● Building the New American Economy: Smart, Fair, and Sustainable
By Jeffrey D. Sachs
Summary via publisher (Columbia University Press)
In this passionate and powerful book—part manifesto, part plan of action—the renowned economist Jeffrey D. Sachs offers a practical strategy to move America, seemingly more divided than ever, toward a new consensus: sustainable development. Sustainable development is a holistic approach that emphasizes economic, social, and environmental objectives in shaping policy. In focusing too much on economic growth, the United States has neglected rising economic inequality and dire environmental threats. Now, even growth is imperiled.
● Sustaining Capitalism: Bipartisan Solutions to Restore Trust & Prosperity
By Steve Odland and Joe Minarik
Essay by authors via Fortune
Businesses want to generate jobs and pay good and growing wages, but taxes and regulations can get in the way. Still, government needs to pay its bills – which it is hasn’t done in many years – and regulations can level and smooth the business playing field, not just tilt and block it. Business leaders can respond to popular concerns and make government tax and regulatory systems work better at the same time. We need an adult conversation about how to do that.
● Machine Trading: Deploying Computer Algorithms to Conquer the Markets
By Ernest P. Chan
Summary via publisher (Wiley)
Machine Trading is a practical guide to building your algorithmic trading business. Written by a recognized trader with major institution expertise, this book provides step-by-step instruction on quantitative trading and the latest technologies available even outside the Wall Street sphere. You’ll discover the latest platforms that are becoming increasingly easy to use, gain access to new markets, and learn new quantitative strategies that are applicable to stocks, options, futures, currencies, and even bitcoins.
● Hit Makers: The Science of Popularity in an Age of Distraction
By Derek Thompson
Summary via publisher (Penguin Press)
Nothing “goes viral.” If you think a popular movie, song, or app came out of nowhere to become a word-of-mouth success in today’s crowded media environment, you’re missing the real story.

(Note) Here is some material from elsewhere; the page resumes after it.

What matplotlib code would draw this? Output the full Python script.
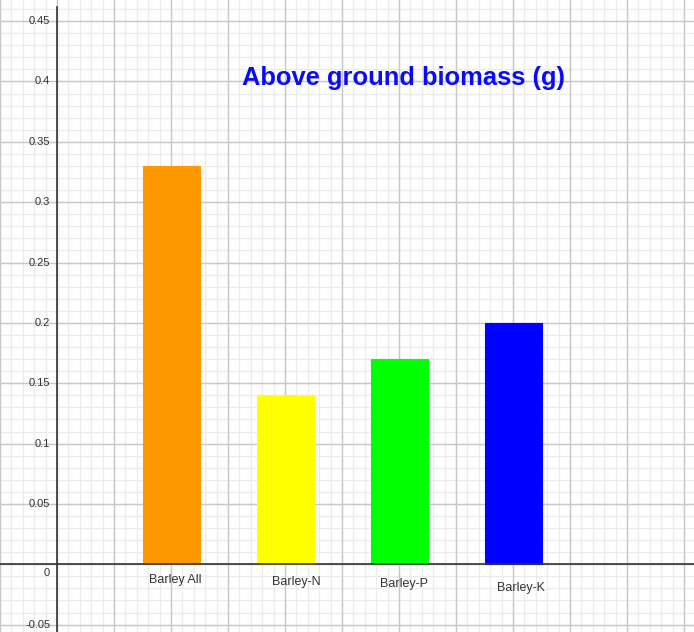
import numpy as np
import matplotlib.pyplot as plt

categories = ["Barley All", "Barley-N", "Barley-P", "Barley-K"]
biomass = [0.33, 0.14, 0.17, 0.20]
bar_x = [2, 4, 6, 8]
colors = ["#ff9900", "#ffff00", "#00ff00", "#0000ff"]
y_ticks = [-0.05, 0, 0.05, 0.1, 0.15, 0.2, 0.25, 0.3, 0.35, 0.4, 0.45]

# label placement under each bar (x center, y)
label_pos = [(2.07, -0.013), (4.19, -0.0148), (6.09, -0.0164), (8.14, -0.0198)]

XMIN, XMAX = -1.0, 11.175
YMIN, YMAX = -0.0561, 0.4675


def main():
    plt.rcParams['font.family'] = ['Liberation Sans', 'DejaVu Sans']
    fig = plt.figure(figsize=(6.94, 6.32), dpi=100)
    ax = fig.add_axes([0, 0, 1, 1])
    ax.set_xlim(XMIN, XMAX)
    ax.set_ylim(YMIN, YMAX)
    ax.axis('off')

    # minor grid
    for x in np.arange(-1, 11.3, 0.2):
        ax.axvline(x, color="#ebebeb", lw=0.9, zorder=0)
    for y in np.arange(-0.06, 0.48, 0.01):
        ax.axhline(y, color="#ebebeb", lw=0.9, zorder=0)
    # major grid
    for x in range(-1, 12):
        ax.axvline(x, color="#c8c8c8", lw=1.0, zorder=0.5)
    for y in y_ticks:
        ax.axhline(y, color="#c8c8c8", lw=1.0, zorder=0.5)

    # axes lines
    ax.axhline(0, color="#333333", lw=1.2, zorder=3)
    ax.plot([0, 0], [YMIN, 0.4615], color="#333333", lw=1.2, zorder=3)

    for v in y_ticks:
        txt = "0" if v == 0 else f"{v:g}"
        yy = v - 0.0075 if v == 0 else v
        ax.text(-0.12, yy, txt, ha='right', va='center', fontsize=8,
                color="#333333", zorder=4)

    ax.bar(bar_x, biomass, width=1.0, color=colors, edgecolor=colors,
           lw=0.8, zorder=2)

    for name, (lx, ly) in zip(categories, label_pos):
        ax.text(lx, ly, name, ha='center', va='center', fontsize=9,
                color="#333333", zorder=4)

    ax.text(6.08, 0.403, "Above ground biomass (g)", ha='center', va='center',
            fontsize=18.4, fontweight='bold', color="#0a0aff", zorder=4)

    fig.savefig("out.png", dpi=100)


if __name__ == "__main__":
    main()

Each blockbuster has a secret history—of power, influence, dark broadcasters, and passionate cults that turn some new products into cultural phenomena. Even the most brilliant ideas wither in obscurity if they fail to connect with the right network, and the consumers that matter most aren’t the early adopters, but rather their friends, followers, and imitators — the audience of your audience.
● The Currency of Confidence: How Economic Beliefs Shape the IMF’s Relationship with Its Borrowers
By Stephen C. Nelson
Summary via publisher (Cornell University Press)
The IMF is a purposive actor in world politics, primarily driven by a set of homogenous economic ideas, Stephen C. Nelson suggests, and its professional staff emerged from an insular set of American-trained economists. The IMF treats countries differently depending on whether that staff trusts the country’s top officials; that trust in turn depends on the educational credentials of the policy team that Fund officials face across the negotiating table. Intellectual differences thus lead to lasting economic effects for the citizens of countries seeking IMF support.